Pet Dog Acquisition

 

 

Purchasing a puppy from a breeder VERSES Adoption-Rehoming

 

When acquiring a pet dog we are faced with a myriad of choices. Those choices are very important as they have a lasting impact on our social and work lives. You should seriously consider a number of impact factors if you wish to preserve day-to-day living standards and achieve social equilibrium as opposed to social dysfunction and chaos.

 

Choices come into categories from which there are endless individuals, especially if adoption is the consideration.

 

Choices:

  • Puppy

  • Adolescent

  • Adult

  • Male / Female

  • Breed

  • Size

  • Breeder

  • Rehoming / Adoption

 

The more decisions that are made prior to visiting perspective individuals the more likely you are to acquire the pet most likely to fit your lifestyle and living arrangements.

 

The first consideration is that of purchasing a puppy or adoption. There are positives and negatives to each.

 

Puppy:

Positive:

  • You acquire the breed and sex of your choice

  • You start with a clean slate, any mistakes in training etc. are your own

  • If puppy testing is completed you should have a fair idea of the default character of the puppy.  http://www.volhard.com/index.php This allows for the choosing of specific traits for working dogs and identifies traits that are not wanted in pet dogs, particularly when children and other animals are within the household.

  • The bonding process is quicker than with adoption

  •  The breed most suitable for the family is acquired. (When viewing dogs at rehoming centres perspective owners tend to ‘fall for’ the cute dogs, letting their hearts rule their common sense.)

 

Negative:

  • House training

  • Destructive behaviour during teething

  • Disruption to normal schedule (similar to having a child)

 

Adoption:

Positive:

  • Puppy stage is usually passed, although there is no guarantee of house training or not chewing.

  • Usually of an age where training may be started immediately and there is a positive response.

  • ‘What you see is what you get’ ……

  • Generic illness such as epilepsy may have already been identified.

 

Negative:

  • Unknown behavioural problems.

  • Unknown origin and generic health issues.

  • Unknown history of social interaction.

  • Unwanted behaviour may have been conditioned which will require behaviour modification.

 

Other impact factors and considerations:

  • Amount of exercise required

  • Food costs

  • Veterinary costs

  • Equipment costs

  • Transportation

  • Day care (if working full time)

  • Training

  • Socialising

  • Size of living accommodation

  • Garden area

  • Time available for the animal within work and social calendar

 

 

When introducing a dog into a family home where children are present, great care should be taken, particularly if adopting a dog over 12 weeks of age, large breed or a breed that has a propensity to guard and bite.

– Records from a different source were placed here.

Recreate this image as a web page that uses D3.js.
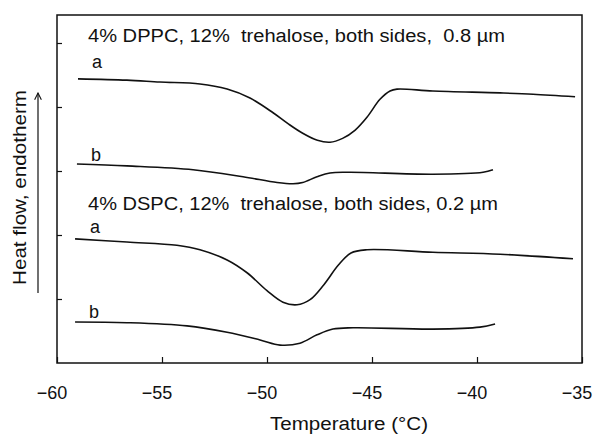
<!DOCTYPE html>
<html>
<head>
<meta charset="utf-8">
<script src="https://cdn.jsdelivr.net/npm/d3@7"></script>
<style>
  html, body { margin: 0; padding: 0; background: #fff; }
  svg { display: block; font-family: "Liberation Sans", Arial, sans-serif; }
  .pre { white-space: pre; }
</style>
</head>
<body>
<svg id="chart" width="595" height="434"></svg>
<script>
// Temperature (°C) and heat flow (arbitrary units, offset traces)
const dppcA_T = [-59.0, -56.67, -55.1, -53.19, -51.9, -50.81, -49.71, -49.0, -48.3, -47.6, -47.0, -46.4, -45.8, -45.24, -44.62, -44.14, -43.81, -42.1, -38.9, -37.33, -35.33];
const dppcA_H = [4.44, 4.42, 4.39, 4.36, 4.28, 4.14, 3.91, 3.74, 3.59, 3.48, 3.45, 3.51, 3.64, 3.84, 4.12, 4.25, 4.28, 4.25, 4.22, 4.20, 4.16];

const dppcB_T = [-59.05, -56.67, -53.52, -51.14, -49.52, -48.76, -48.3, -47.62, -47.0, -46.05, -42.1, -39.71, -39.24];
const dppcB_H = [3.11, 3.08, 3.02, 2.91, 2.82, 2.80, 2.82, 2.91, 2.97, 2.98, 2.95, 2.98, 3.02];

const dspcA_T = [-59.14, -56.67, -54.29, -53.19, -51.9, -50.95, -50.0, -49.24, -48.57, -47.95, -47.3, -46.6, -46.0, -45.24, -42.1, -38.9, -35.43];
const dspcA_H = [1.94, 1.89, 1.84, 1.77, 1.61, 1.41, 1.13, 0.95, 0.91, 0.99, 1.22, 1.53, 1.72, 1.77, 1.73, 1.70, 1.63];

const dspcB_T = [-59.14, -56.67, -53.81, -51.9, -50.33, -49.38, -48.43, -47.62, -46.86, -45.9, -42.1, -39.86, -39.14];
const dspcB_H = [0.64, 0.63, 0.58, 0.48, 0.36, 0.28, 0.31, 0.44, 0.53, 0.55, 0.53, 0.56, 0.61];

const xTicks = [-60, -55, -50, -45, -40, -35];
const yTicks = [1, 2, 3, 4, 5];

const titleDPPC = "4% DPPC, 12%  trehalose, both sides,  0.8 \u00b5m";
const titleDSPC = "4% DSPC, 12%  trehalose, both sides, 0.2 \u00b5m";
const xTitle = "Temperature (\u00b0C)";
const yTitle = "Heat flow, endotherm";

const svg = d3.select("#chart");
const L = 57, R = 582, T = 15, B = 363;

const x = d3.scaleLinear().domain([-60, -35]).range([L, R]);
const y = d3.scaleLinear().domain([0, 5.4375]).range([B, T]);

const ink = "#111";

// curves
const line = d3.line().x(d => x(d[0])).y(d => y(d[1])).curve(d3.curveCatmullRom.alpha(0.5));
const series = [
  [dppcA_T, dppcA_H],
  [dppcB_T, dppcB_H],
  [dspcA_T, dspcA_H],
  [dspcB_T, dspcB_H]
];
series.forEach(([ts, hs]) => {
  svg.append("path")
    .datum(ts.map((t, i) => [t, hs[i]]))
    .attr("d", line)
    .attr("fill", "none")
    .attr("stroke", ink)
    .attr("stroke-width", 1.6)
    .attr("stroke-linejoin", "round");
});

// x axis ticks (inward)
const xAxis = d3.axisBottom(x).tickValues(xTicks).tickSize(-6).tickPadding(0).tickFormat("");
const gx = svg.append("g").attr("transform", `translate(0,${B})`).call(xAxis);
gx.select(".domain").remove();
gx.selectAll(".tick line").attr("stroke", ink).attr("stroke-width", 1.2);

// x tick labels
svg.append("g").selectAll("text").data(xTicks).join("text")
  .attr("x", d => x(d) - 5)
  .attr("y", 399)
  .attr("text-anchor", "middle")
  .attr("font-size", 18)
  .attr("fill", ink)
  .text(d => "\u2212" + Math.abs(d));

// y axis ticks (inward)
const yAxis = d3.axisLeft(y).tickValues(yTicks).tickSize(-5).tickFormat("");
const gy = svg.append("g").attr("transform", `translate(${L},0)`).call(yAxis);
gy.select(".domain").remove();
gy.selectAll(".tick line").attr("stroke", ink).attr("stroke-width", 1.2);

// frame
svg.append("rect")
  .attr("x", L).attr("y", T).attr("width", R - L).attr("height", B - T)
  .attr("fill", "none").attr("stroke", ink).attr("stroke-width", 1.5);

// annotations
const ann = svg.append("g").attr("fill", ink).attr("font-size", 18);
ann.append("text").attr("class", "pre").attr("x", 88).attr("y", 42).attr("textLength", 417).attr("lengthAdjust", "spacingAndGlyphs").text(titleDPPC);
ann.append("text").attr("class", "pre").attr("x", 88).attr("y", 210).attr("textLength", 410).attr("lengthAdjust", "spacingAndGlyphs").text(titleDSPC);
ann.append("text").attr("x", 92).attr("y", 68).text("a");
ann.append("text").attr("x", 91).attr("y", 161).text("b");
ann.append("text").attr("x", 90).attr("y", 233).text("a");
ann.append("text").attr("x", 89).attr("y", 318).text("b");

// axis titles
svg.append("text")
  .attr("x", 270).attr("y", 430)
  .attr("font-size", 18)
  .attr("textLength", 158).attr("lengthAdjust", "spacingAndGlyphs")
  .attr("fill", ink)
  .text(xTitle);

svg.append("text")
  .attr("transform", "translate(26,285) rotate(-90)")
  .attr("font-size", 18)
  .attr("textLength", 195).attr("lengthAdjust", "spacingAndGlyphs")
  .attr("fill", ink)
  .text(yTitle);

// arrow beside y title
svg.append("defs").append("marker")
  .attr("id", "arrowhead")
  .attr("viewBox", "0 0 10 10")
  .attr("refX", 9).attr("refY", 5)
  .attr("markerWidth", 7).attr("markerHeight", 7)
  .attr("orient", "auto")
  .append("path")
  .attr("d", "M1,1 L9,5 L1,9")
  .attr("fill", "none").attr("stroke", ink).attr("stroke-width", 1.3);

svg.append("line")
  .attr("x1", 38).attr("x2", 38)
  .attr("y1", 293).attr("y2", 93)
  .attr("stroke", ink).attr("stroke-width", 1.2)
  .attr("marker-end", "url(#arrowhead)");
</script>
</body>
</html>
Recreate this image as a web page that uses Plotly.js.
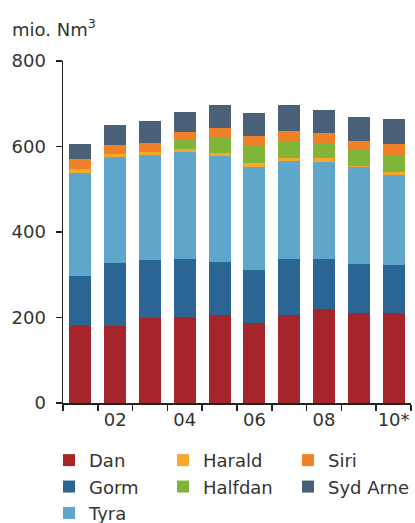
<!DOCTYPE html>
<html>
<head>
<meta charset="utf-8">
<script src="https://cdn.plot.ly/plotly-3.0.1.min.js"></script>
<style>html,body{margin:0;padding:0;background:#fff}#chart{width:415px;height:523px}</style>
</head>
<body>
<div id="chart"></div>
<script>
const years = ['01','02','03','04','05','06','07','08','09','10*'];
const tickLabels = ['','02','','04','','06','','08','','10*'];
const dan     = [183, 181, 200, 202, 205, 188, 205, 220, 211, 211];
const gorm    = [113, 147, 135, 136, 124, 123, 133, 118, 114, 112];
const tyra    = [243, 247, 245, 250, 248, 241, 229, 226, 227, 210];
const harald  = [8.5, 8, 7, 6, 7, 9.5, 7, 9.5, 3, 7];
const halfdan = [0, 0, 1, 22, 38, 40, 37, 34, 39, 40];
const siri    = [23, 21, 21, 19, 22, 23, 25, 24, 19, 26];
const sydArne = [36, 47, 51, 46, 53, 53, 61, 53, 56, 58];

const series = [
  {name:'Dan', y:dan, color:'#A6252A', legend:'legend'},
  {name:'Gorm', y:gorm, color:'#2A6594', legend:'legend'},
  {name:'Tyra', y:tyra, color:'#5EA6CA', legend:'legend'},
  {name:'Harald', y:harald, color:'#F7A729', legend:'legend2'},
  {name:'Halfdan', y:halfdan, color:'#80B53A', legend:'legend2'},
  {name:'Siri', y:siri, color:'#F08127', legend:'legend3'},
  {name:'Syd Arne', y:sydArne, color:'#4A6079', legend:'legend3'}
];

const fam = 'DejaVu Sans, Verdana, sans-serif';
const font = {family:fam, color:'#333', size:18};

const traces = series.map(s => ({
  type:'bar', x:years, y:s.y, name:s.name, legend:s.legend,
  marker:{color:s.color, line:{width:0}}
}));

function legendAt(px) {
  return {orientation:'v', xref:'container', yref:'container', x:px/415, y:0.155,
          xanchor:'left', yanchor:'top', traceorder:'normal', bgcolor:'rgba(0,0,0,0)',
          font:{family:fam, size:18, color:'#333'}, tracegroupgap:0, itemwidth:30};
}

const layout = {
  width:415, height:523,
  margin:{l:63, r:4, t:61, b:120, autoexpand:false},
  barmode:'stack', bargap:0.37,
  paper_bgcolor:'#fff', plot_bgcolor:'#fff',
  font:font,
  showlegend:true,
  legend:legendAt(49),
  legend2:legendAt(163),
  legend3:legendAt(288),
  xaxis:{type:'category', range:[-0.5, 9.5], tickmode:'array', tickvals:years, ticktext:tickLabels,
         tickson:'boundaries', ticks:'outside', ticklen:6, tickcolor:'#222', tickwidth:1.5, tickangle:0,
         showline:true, linecolor:'#222', linewidth:1.5, showgrid:false, zeroline:false, automargin:false,
         tickfont:{size:18, color:'#333', family:fam}, fixedrange:true},
  yaxis:{range:[0,800], tickvals:[0,200,400,600,800], ticks:'outside', ticklen:6, tickcolor:'#222',
         tickwidth:1.5, showline:true, linecolor:'#222', linewidth:1.5, showgrid:false, zeroline:false,
         ticklabelstandoff:6, automargin:false,
         tickfont:{size:18, color:'#333', family:fam}, fixedrange:true},
  annotations:[{text:'mio. Nm<sup>3</sup>', xref:'paper', yref:'paper', x:(10-63)/348, y:(403-28)/342,
                xanchor:'left', yanchor:'middle', showarrow:false,
                font:{size:18, color:'#333', family:fam}}]
};

Plotly.newPlot('chart', traces, layout, {staticPlot:true, displayModeBar:false});
</script>
</body>
</html>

Dogs that have been acquired through an adoption service where their history is unknown or uncorroborated may have a history of biting or chasing children, hence their rehoming.

 

It is recommended that all dogs are crate trained so as to provide a safe and secure environment for both the dog and family members.

 

It is also recommended that dogs that are not intended to be bred should be neutered. This not only negates the risk of unwanted pregnancy in female dogs but also reduces tendencies of territorial guarding and wondering in search of prospective sexual partners in males.